** Written exercise **
Each line containing the word "diagram" must be collected.

-- Start of Supplied entries --

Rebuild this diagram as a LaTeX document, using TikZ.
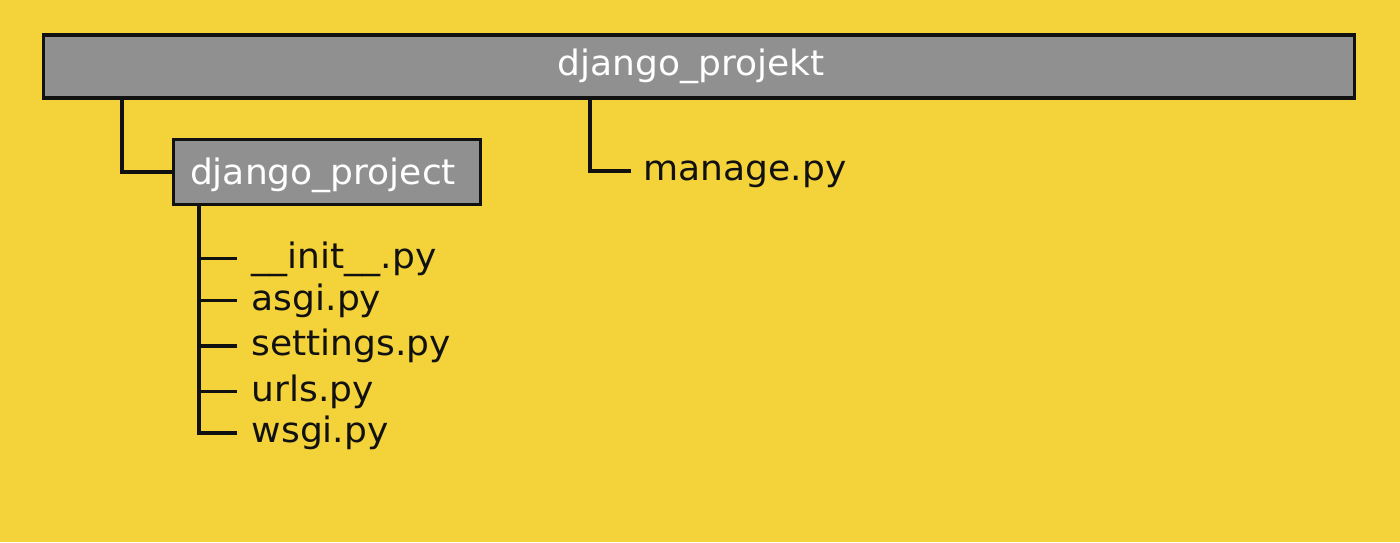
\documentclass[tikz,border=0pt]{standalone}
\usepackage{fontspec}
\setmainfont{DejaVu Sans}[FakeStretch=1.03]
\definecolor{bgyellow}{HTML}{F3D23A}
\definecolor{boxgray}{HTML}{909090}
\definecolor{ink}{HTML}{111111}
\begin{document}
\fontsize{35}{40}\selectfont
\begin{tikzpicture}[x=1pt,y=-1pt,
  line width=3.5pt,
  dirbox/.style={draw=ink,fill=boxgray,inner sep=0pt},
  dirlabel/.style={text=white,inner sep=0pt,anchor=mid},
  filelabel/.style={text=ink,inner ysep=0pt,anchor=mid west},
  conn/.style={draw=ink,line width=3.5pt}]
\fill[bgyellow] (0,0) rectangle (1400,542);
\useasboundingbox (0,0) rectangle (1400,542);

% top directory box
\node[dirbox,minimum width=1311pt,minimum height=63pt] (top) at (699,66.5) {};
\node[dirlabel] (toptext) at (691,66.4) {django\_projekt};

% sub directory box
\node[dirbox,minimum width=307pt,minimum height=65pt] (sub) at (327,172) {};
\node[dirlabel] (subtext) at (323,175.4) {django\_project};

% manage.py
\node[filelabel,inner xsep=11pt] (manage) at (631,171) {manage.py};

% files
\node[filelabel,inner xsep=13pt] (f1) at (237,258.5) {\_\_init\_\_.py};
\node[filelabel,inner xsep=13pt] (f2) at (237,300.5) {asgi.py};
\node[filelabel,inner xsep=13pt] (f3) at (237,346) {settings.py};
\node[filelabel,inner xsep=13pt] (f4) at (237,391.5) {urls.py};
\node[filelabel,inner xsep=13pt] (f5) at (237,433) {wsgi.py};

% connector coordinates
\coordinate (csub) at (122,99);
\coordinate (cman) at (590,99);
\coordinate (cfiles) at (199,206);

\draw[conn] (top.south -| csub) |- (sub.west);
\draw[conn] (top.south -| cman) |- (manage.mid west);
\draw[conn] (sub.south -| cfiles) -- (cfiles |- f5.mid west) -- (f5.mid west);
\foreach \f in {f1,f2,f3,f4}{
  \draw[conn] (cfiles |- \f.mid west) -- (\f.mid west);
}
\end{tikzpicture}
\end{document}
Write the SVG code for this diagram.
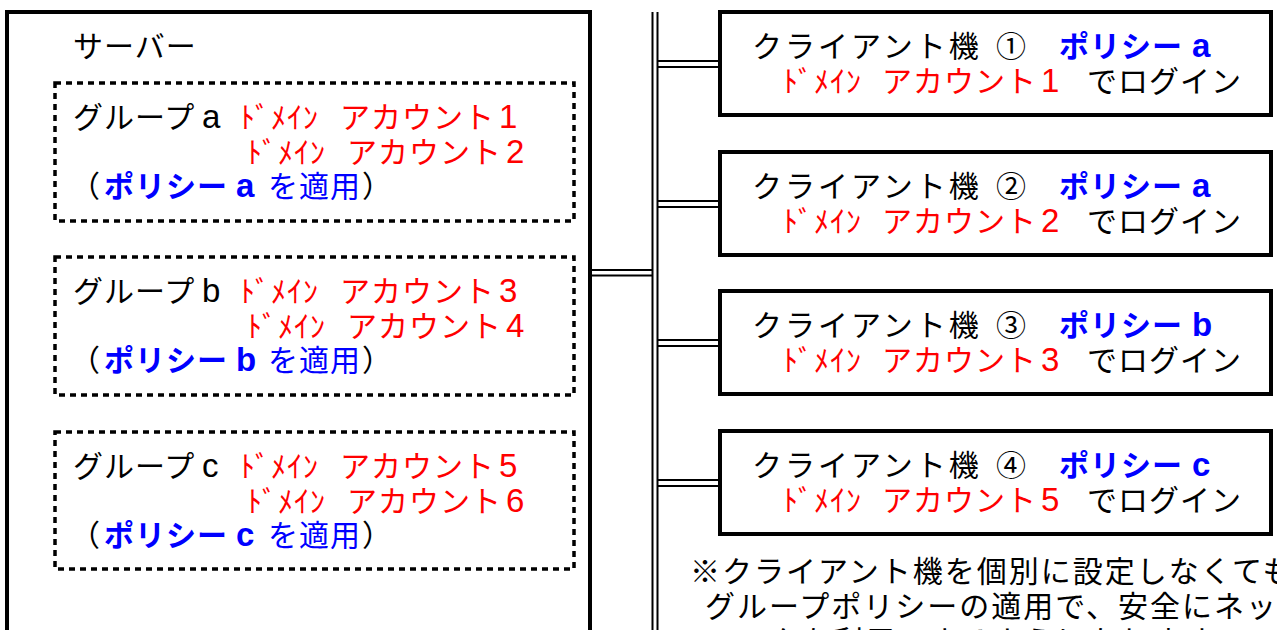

-- End of Supplied entries --

** Task result **
Rebuild this diagram as a LaTeX document, using TikZ.
Write the SVG code for this diagram.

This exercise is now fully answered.